Leahy’s alarm comes into sharper focus when you look at the calendar. The House and Senate must devise, debate and pass a new budget before the 2018 fiscal year starts on Oct. 1. Well, Oct. 2, since the previous day falls on a Sunday.
In the middle of all this will come the inevitable hostage situation: The one where Republicans like Mulvaney demand that raising the debt ceiling be accompanied by any number of budget concessions. They tried that in 2011 and earned the United States its first-ever credit downgrade in the process. Pelosi told me Tuesday that a clean bill to increase the nation’s debt limit was the only option. A letter to that effect will be delivered to Ryan soon.
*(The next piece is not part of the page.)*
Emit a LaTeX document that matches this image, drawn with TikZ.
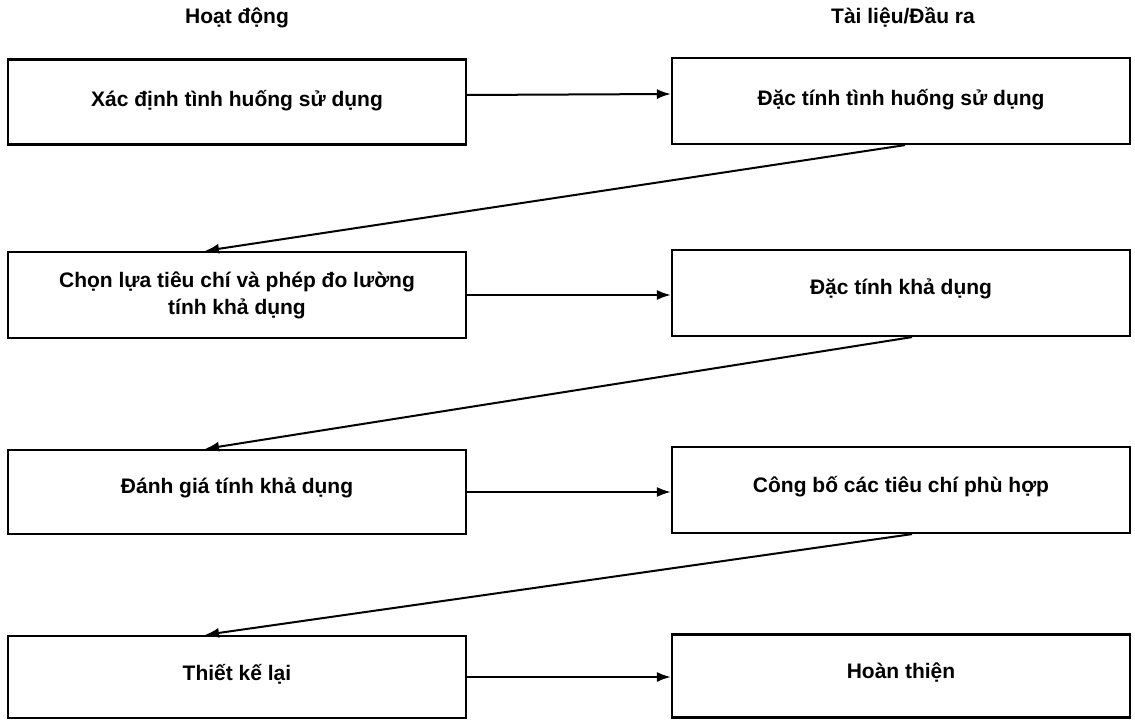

The current legal limit on borrowing expired on March 15. Treasury chief Mnuchin has already informed Congress that he is using “extraordinary measures” to keep the nation from blowing through the current debt ceiling. But that can only last so long. A day certain will come when the government will run out of money to meet all of its financial obligations. The excellent folks at the Bipartisan Policy Center (BPC) earlier this month projected this could happen sometime between October and November.
According to Shai Akabas of the BPC, a big, legally mandated, once-a-year payment into the military retirement trust fund is due at the start of the fiscal year. If the debt ceiling isn’t raised by then, the treasury might not have enough money to cover all of its obligations. And if that happens the United States would be in default for the first time in its history. The BPC calls this the “X date.”
So, the 2018 budget is due by Oct. 2. If the debt ceiling isn’t raised, the government could default on its financial obligations by Oct. 2 thanks to a big bill due that day. But the most important date might be April 18. Tax Day. If the treasury takes in less than expected, those two freight trains could slam into each other sooner than anticipated. And Congress is neither ready to avoid the collision nor prepared for the economic disaster that would follow.